Dans ce domaine où il reste beaucoup d’inconnues et d’incertitudes, il semble tout de même que le problème soit réel et que si la concentration atmosphérique en CO2 n’est pas contrôlée de quelque manière que ce soit, le pH des océans continuera à baisser.

Sur la base des prévisions du GIEC (Groupe d’Experts intergouvernemental sur l’Évolution du Climat), l’augmentation actuelle du taux de CO2 dans l’atmosphère devrait encore diminuer et le pH des eaux du globe de 8,14 actuellement devrait être à 7,8 d’ici à la fin du siècle. Un rapport du PNUE (Programme des Nations unies pour l’Environnement) fait part d’une diminution du pH de 0,3 d’ici à 2100, tandis qu’un communiqué de presse du CNRS (du 7 septembre 2009) avançait une baisse de 0,4.

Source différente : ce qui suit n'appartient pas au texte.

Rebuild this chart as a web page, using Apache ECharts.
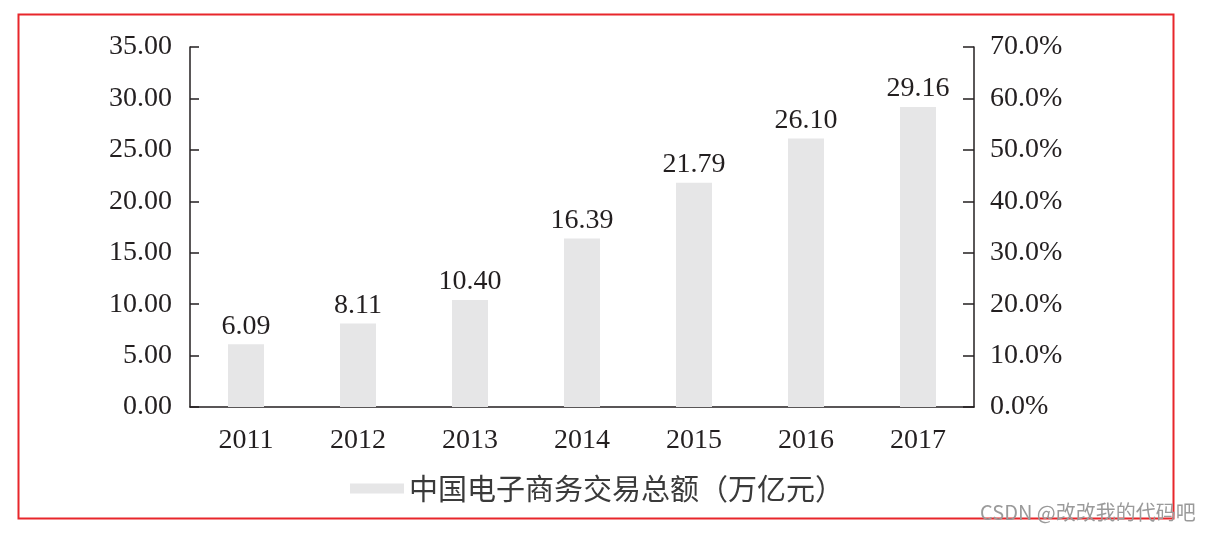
<!DOCTYPE html>
<html>
<head>
<meta charset="utf-8">
<script src="https://cdn.jsdelivr.net/npm/echarts@6/dist/echarts.min.js"></script>
<style>html,body{margin:0;padding:0;background:#fff;}#c{width:1208px;height:535px;}</style>
</head>
<body>
<div id="c"></div>
<script>
const categories = ['2011', '2012', '2013', '2014', '2015', '2016', '2017'];
const values = [6.09, 8.11, 10.40, 16.39, 21.79, 26.10, 29.16];
const seriesName = '中国电子商务交易总额（万亿元）';
const watermark = 'CSDN @改改我的代码吧';

const serif = '"Liberation Serif", "DejaVu Serif", serif';
const textColor = '#231f20';
const chart = echarts.init(document.getElementById('c'));
chart.setOption({
  backgroundColor: '#fff',
  animation: false,
  grid: { left: 190, right: 234, top: 47, bottom: 128 },
  legend: {
    data: [seriesName],
    left: 345, top: 469,
    icon: 'rect', itemWidth: 54, itemHeight: 10, itemGap: 10,
    textStyle: { fontFamily: '"Noto Sans CJK SC", sans-serif', fontSize: 29, color: '#3a3a3a' }
  },
  xAxis: {
    type: 'category', data: categories,
    axisLine: { lineStyle: { color: textColor, width: 1.5 } },
    axisTick: { show: false },
    axisLabel: { fontFamily: serif, fontSize: 28, color: textColor, margin: 20 }
  },
  yAxis: [
    {
      type: 'value', min: 0, max: 35, interval: 5, position: 'left',
      axisLine: { show: true, lineStyle: { color: textColor, width: 1.5 } },
      axisTick: { show: true, inside: true, length: 9, lineStyle: { color: textColor, width: 1.5 } },
      splitLine: { show: false },
      axisLabel: { fontFamily: serif, fontSize: 28, color: textColor, margin: 18,
        formatter: v => v.toFixed(2) }
    },
    {
      type: 'value', min: 0, max: 0.7, interval: 0.1, position: 'right',
      axisLine: { show: true, lineStyle: { color: textColor, width: 1.5 } },
      axisTick: { show: true, inside: true, length: 11, lineStyle: { color: textColor, width: 1.5 } },
      splitLine: { show: false },
      axisLabel: { fontFamily: serif, fontSize: 28, color: textColor, margin: 16,
        formatter: v => (v * 100).toFixed(1) + '%' }
    }
  ],
  series: [{
    name: seriesName, type: 'bar', data: values, barWidth: 36, yAxisIndex: 0,
    itemStyle: { color: '#e6e6e7' },
    label: { show: true, position: 'top', distance: 4, fontFamily: serif, fontSize: 28, color: textColor,
      formatter: p => p.value.toFixed(2) }
  }],
  graphic: [
    { type: 'rect', shape: { x: 18.5, y: 14.5, width: 1155, height: 504 },
      style: { fill: 'none', stroke: '#e8262b', lineWidth: 2 }, silent: true },
    { type: 'text', left: 980, top: 502,
      style: { text: watermark, fontFamily: '"Noto Sans CJK SC", sans-serif', fontSize: 20, fill: '#9a9a9a' } }
  ]
});
</script>
</body>
</html>
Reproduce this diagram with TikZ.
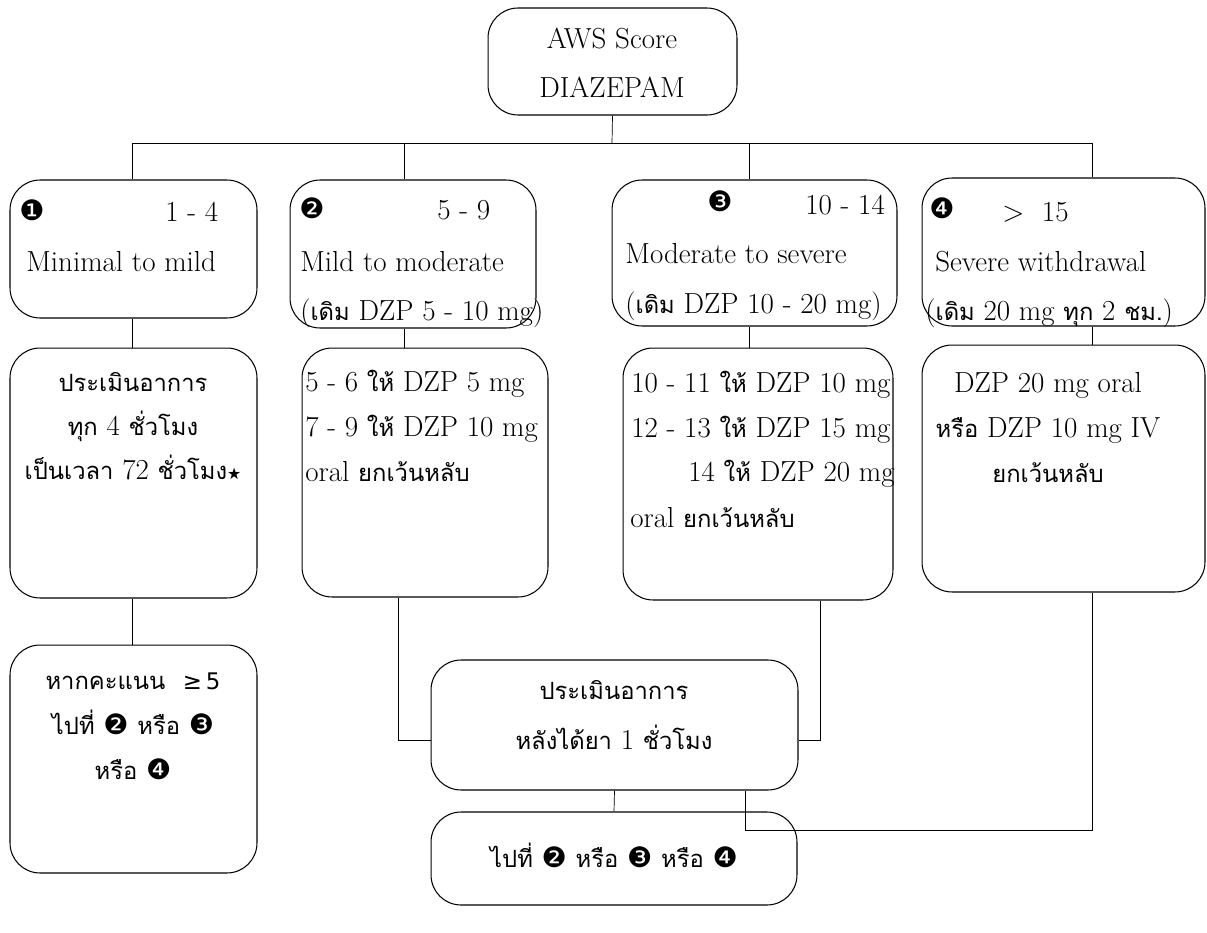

Un bouleversement de la chimie de l’eau de mer

Selon ce communiqué de presse, il est évalué que depuis 1800, le tiers des émissions de CO2 liées aux activités humaines a été absorbé par les océans, ce qui équivaut chaque année à 1 tonne de CO2 par personne. Cette absorption massive a permis de réduire les changements climatiques mais elle entraîne également un bouleversement de la chimie de l’eau de mer. Le CO2 absorbé provoque en effet une acidification des océans et au rythme des émissions actuelles, on estime que le pH diminuera de 0,4 d’ici à 2100.

Ceci correspond à un triplement de l’acidité moyenne des océans, ce qui est une première dans ces derniers 20 millions d’années. L’équipe de chercheurs, dirigée par Jean-Pierre Gattuso, a étudié l’impact d’une telle diminution de pH sur des organismes calcificateurs. Les ptéropodes (escargots marins nageurs) et les coraux profonds vivent dans des zones qui seront parmi les premières à être frappées par l’acidification des océans, alors que leur rôle au sein de leurs écosystèmes est essentiel. Dans les nouvelles études, il semble essentiel d’introduire les nouveaux paramètres établis, soit la dissolution chimique des roches par le dioxyde de carbone.